I fully recognize Fantasia's importance in the histories of both animation and what eventually became known as 'music videos'. Fantasia is gorgeous to look at (in parts) and whimsically entertaining (in parts); but, finally, it is nothing more or less than a monumental betrayal of art. The bluntest example thereof is its treatment of the music is supposedly revers. It pays weird tribute to Stokowski's 'genius' as a conductor (Warner Brothers' Looney Tunes and Merrie Melodies frequently did the same, and I really can't figure out why) but at the same time utterly disrespects the composers whose works it represents. Let's put this the only way it can be put:
ONE MUST NOT ABRIDGE BEETHOVEN, EVER, PERIOD.

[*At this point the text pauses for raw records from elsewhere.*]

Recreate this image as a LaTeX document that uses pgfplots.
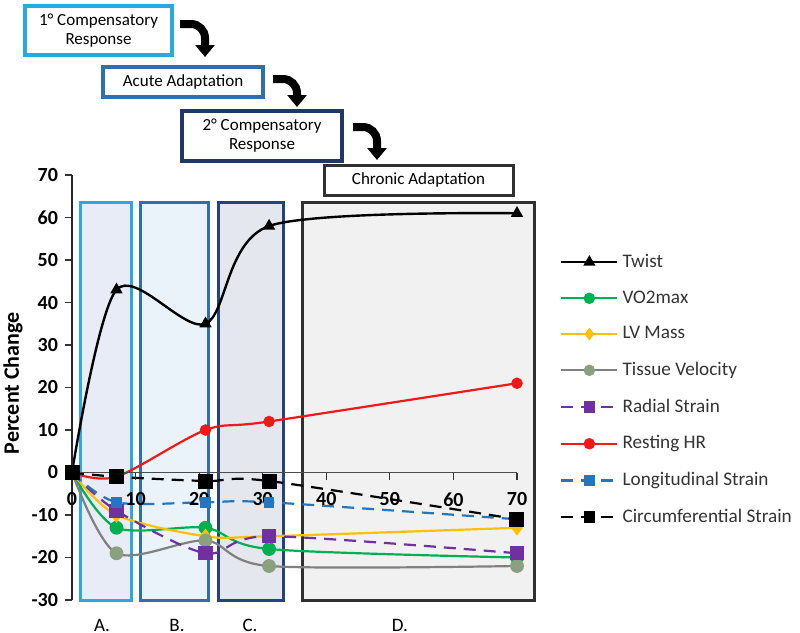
\documentclass[border=0pt]{standalone}
\usepackage{fontspec}
\setmainfont{Carlito}
\usepackage{pgfplots}
\pgfplotsset{compat=1.18}
\usetikzlibrary{arrows.meta}
\definecolor{cA}{HTML}{2AA8E0}
\definecolor{cB}{HTML}{2E6FB0}
\definecolor{cC}{HTML}{24427E}
\definecolor{cD}{HTML}{303030}
\definecolor{fA}{HTML}{E8ECF6}
\definecolor{fB}{HTML}{EAF2FA}
\definecolor{fC}{HTML}{E4E7EE}
\definecolor{fD}{HTML}{F1F1F1}
\definecolor{vo}{HTML}{00B050}
\definecolor{lv}{HTML}{FFC000}
\definecolor{tvl}{HTML}{808080}
\definecolor{tvm}{HTML}{8AA07E}
\definecolor{rad}{HTML}{7030A0}
\definecolor{hr}{HTML}{F01818}
\definecolor{lon}{HTML}{2377C0}
\definecolor{b3}{HTML}{1F3864}
\begin{document}
\begin{tikzpicture}
\useasboundingbox (0,0) rectangle (400pt,-316.5pt);
\begin{axis}[
  at={(36pt,-300pt)}, anchor=south west,
  scale only axis, width=222.5pt, height=212.5pt,
  xmin=0, xmax=70, ymin=-30, ymax=70,
  clip=false, axis on top,
  axis x line=middle, axis y line=left,
  axis line style={-},
  x axis line style={draw=black!70, line width=0.6pt},
  y axis line style={draw=black!85, line width=0.8pt},
  xtick={0,10,...,70}, ytick={-30,-20,...,70},
  tick align=outside, major tick length=3.5pt,
  tick style={black!80, line width=0.6pt},
  hide obscured x ticks=false,
  ticklabel style={font=\bfseries\fontsize{10}{12}\selectfont},
  xticklabel style={yshift=-3pt},
  /pgf/number format/assume math mode=true,
  ylabel={Percent Change},
  ylabel style={at={(axis description cs:-0.1326,0.51)}, anchor=center, font=\bfseries\fontsize{11}{13}\selectfont},
  legend style={at={(axis cs:76.1,53.4)}, anchor=north west, draw=none, fill=none,
    font=\fontsize{9.6}{11}\selectfont, text=black!80, row sep=6.2pt, inner xsep=2pt},
  legend cell align=left,
  legend image post style={mark size=2.3pt},
  legend image code/.code={\draw[mark repeat=2,mark phase=2,#1] plot coordinates {(0pt,0pt) (14pt,0pt) (28pt,0pt)};},
]
\filldraw[fill=fA, draw=cA, line width=1.5pt] (axis cs:1.26,-30) rectangle (axis cs:9.3,63.5);
\filldraw[fill=fB, draw=cB, line width=1.5pt] (axis cs:10.7,-30) rectangle (axis cs:21.4,63.5);
\filldraw[fill=fC, draw=cC, line width=1.5pt] (axis cs:23.1,-30) rectangle (axis cs:33.2,63.5);
\filldraw[fill=fD, draw=cD, line width=1.5pt] (axis cs:36.2,-30) rectangle (axis cs:72.7,63.5);

\addplot[smooth, black, line width=1.2pt, mark=triangle*, mark size=2.4pt]
  coordinates {(0,0)(7,43)(21,35)(31,58)(70,61)};
\addlegendentry{Twist}
\addplot[smooth, vo, line width=1.1pt, mark=*, mark size=2.9pt]
  coordinates {(0,0)(7,-13)(21,-13)(31,-18)(70,-20)};
\addlegendentry{VO2max}
\addplot[smooth, lv, line width=1.1pt, mark=diamond*, mark size=3pt]
  coordinates {(0,0)(7,-10)(21,-15)(31,-15)(70,-13)};
\addlegendentry{LV Mass}
\addplot[smooth, tvl, line width=1.1pt, mark=*, mark size=2.9pt, mark options={fill=tvm, draw=tvm}]
  coordinates {(0,0)(7,-19)(21,-16)(31,-22)(70,-22)};
\addlegendentry{Tissue Velocity}
\addplot[smooth, rad, line width=1.1pt, dash pattern=on 6pt off 4pt, mark=square*, mark size=3pt, mark options={solid}]
  coordinates {(0,0)(7,-9)(21,-19)(31,-15)(70,-19)};
\addlegendentry{Radial Strain}
\addplot[smooth, hr, line width=1.1pt, mark=*, mark size=2.3pt]
  coordinates {(0,0)(7,-1)(21,10)(31,12)(70,21)};
\addlegendentry{Resting HR}
\addplot[smooth, lon, line width=1.1pt, dash pattern=on 6pt off 4pt, mark=square*, mark size=2.1pt, mark options={solid}]
  coordinates {(0,0)(7,-7)(21,-7)(31,-7)(70,-11)};
\addlegendentry{Longitudinal Strain}
\addplot[smooth, black, line width=1.1pt, dash pattern=on 6pt off 4pt, mark=square*, mark size=3.2pt, mark options={solid}]
  coordinates {(0,0)(7,-1)(21,-2)(31,-2)(70,-11)};
\addlegendentry{Circumferential Strain}
\end{axis}
\begin{scope}[x=0.5pt,y=-0.5pt]
\draw[cA, line width=1.7pt] (25,6) rectangle (172,55);
\node[align=center, font=\fontsize{8.5}{9.5}\selectfont] at (98.5,30.5) {1° Compensatory\\Response};
\draw[cB, line width=1.6pt] (103,67) rectangle (263,97);
\node[font=\fontsize{8.5}{9.5}\selectfont] at (183,82) {Acute Adaptation};
\draw[b3, line width=1.6pt] (182,111) rectangle (342,161);
\node[align=center, font=\fontsize{8.5}{9.5}\selectfont] at (262,136) {2° Compensatory\\Response};
\draw[cD, line width=1.5pt] (324,165) rectangle (513,195);
\node[font=\fontsize{8.5}{9.5}\selectfont] at (418.5,180) {Chronic Adaptation};
\draw[line width=4pt, rounded corners=7pt, -{Triangle[length=6pt,width=9.5pt]}] (180,24) -| (205,57);
\draw[line width=4pt, rounded corners=7pt, -{Triangle[length=6pt,width=9.5pt]}] (273,79) -| (297,107);
\draw[line width=4pt, rounded corners=7pt, -{Triangle[length=6pt,width=9.5pt]}] (353,127) -| (377,160);
\node[font=\fontsize{9.5}{11}\selectfont, inner sep=0pt, anchor=base] at (102,631) {A.};
\node[font=\fontsize{9.5}{11}\selectfont, inner sep=0pt, anchor=base] at (177,631) {B.};
\node[font=\fontsize{9.5}{11}\selectfont, inner sep=0pt, anchor=base] at (250,631) {C.};
\node[font=\fontsize{9.5}{11}\selectfont, inner sep=0pt, anchor=base] at (400,631) {D.};
\end{scope}
\end{tikzpicture}
\end{document}
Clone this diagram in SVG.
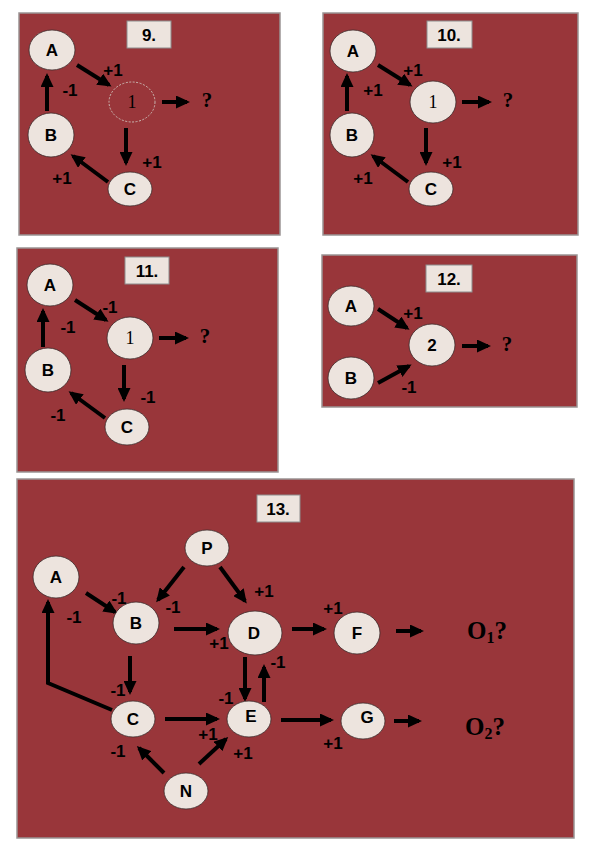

Hunter Thompson is said to have once referred to Warren Zevon as a 'gaudy, mendacious suckfish' (though perhaps he just used the phrase in passing). I find Fantasia an entire school thereof. In general, I'm in the Richard Schickel camp with respect to Uncle Walt's pop-culture empire:
Disney’s machine was designed to shatter the two most valuable things about childhood – its secrets and its silences – thus forcing everyone to share the same formative dreams. It has placed a Mickey Mouse hat on every little developing personality in America. As capitalism, it is a work of genius; as culture, it is mostly a horror.' —The Disney Version (1968).That doesn't mean that some Disney efforts aren't wondrous works of art in their own right; but such individual works are irrespective of the least-common-denominator entertainment-corporatism that Walt's biological and ideological progeny still thrive on. Fantasia was created on the cusp of the ascendancy of this ideal, and it's clear the medium and Disney's participation in it were in flux. The film had promise, certainly, and the virtues of its visual art cannot be denied; but it is sunk, finally, by the fatal flaw that has recurred through seven decades of Disney features: the dead-certainty of its makers that their notions about childhood—what sparks and soars in a child's imagination—are universal and salutary. They are most certainly neither.